3. Observability beyond logs
Observability is broader than logging. It’s the ability to understand your system’s state through metrics, tracing, and events.
Key considerations:
- Metrics: track numeric data like response time, request count, or memory usage
- Tracing: follow a request or action as it moves through multiple functions or services
- Alerts: notify you when something unusual happens (e.g., error rates spike)
Even a lightweight observability plan helps you catch problems that simple logging cannot.
🟢 Pre-prototype habit:
Identify key metrics that indicate success or failure for your prototype. Decide how you’ll track them and what thresholds matter.
4. Logging and observability for AI prototypes
AI prototypes introduce unique challenges:
- Model responses may be unpredictable
- API calls can fail or return unexpected outputs
- User interactions may generate high variability
In these cases, logging and observability let you:
- Capture raw inputs and model outputs for debugging
- Detect performance or response anomalies
- Replay sessions to understand edge cases
Even small prototypes benefit from logging model responses and API calls.
🟢 Pre-prototype habit:
Plan which inputs, outputs, and events you will log for AI models and API calls. Think about what would help you reproduce or understand errors.
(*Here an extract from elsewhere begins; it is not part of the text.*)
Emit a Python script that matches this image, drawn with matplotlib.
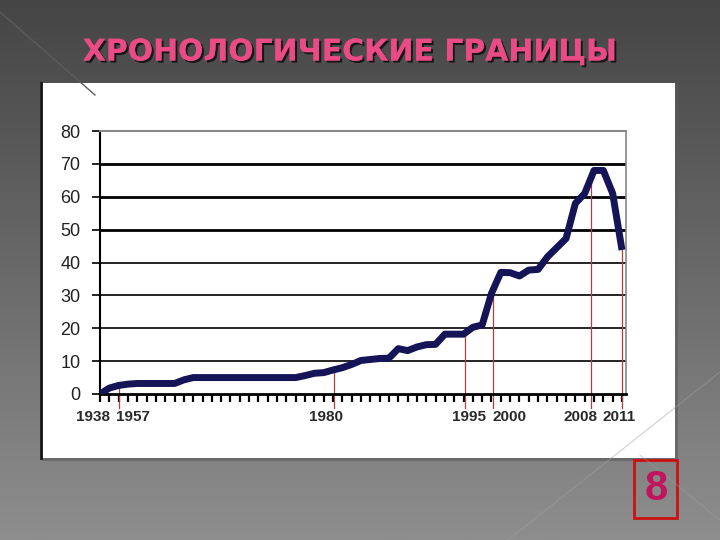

5. Quick pre-prototype checklist
| Checklist Item | Why It Matters |
|---|---|
| Identify events to log | Ensures visibility into important actions and failures |
| Define logging levels | Separates routine info from warnings and errors |
| Plan storage or display for logs | Makes logs accessible for debugging and monitoring |
| Identify metrics for observability | Provides insight beyond simple logging |
| Decide how to trace critical workflows | Helps reproduce issues and understand flow |
| Plan lightweight alerts | Detect issues early without manual monitoring |
Closing note
Logging and observability are not just for production-ready apps. They are essential even in prototypes to understand behavior, troubleshoot problems, and prepare for scaling.
🟢 Pre-prototype habit:
Before coding, sketch out which actions, inputs, and events you will log, which metrics matter, and how you will track them. Think about how this visibility will help you fix problems faster and build a more reliable prototype.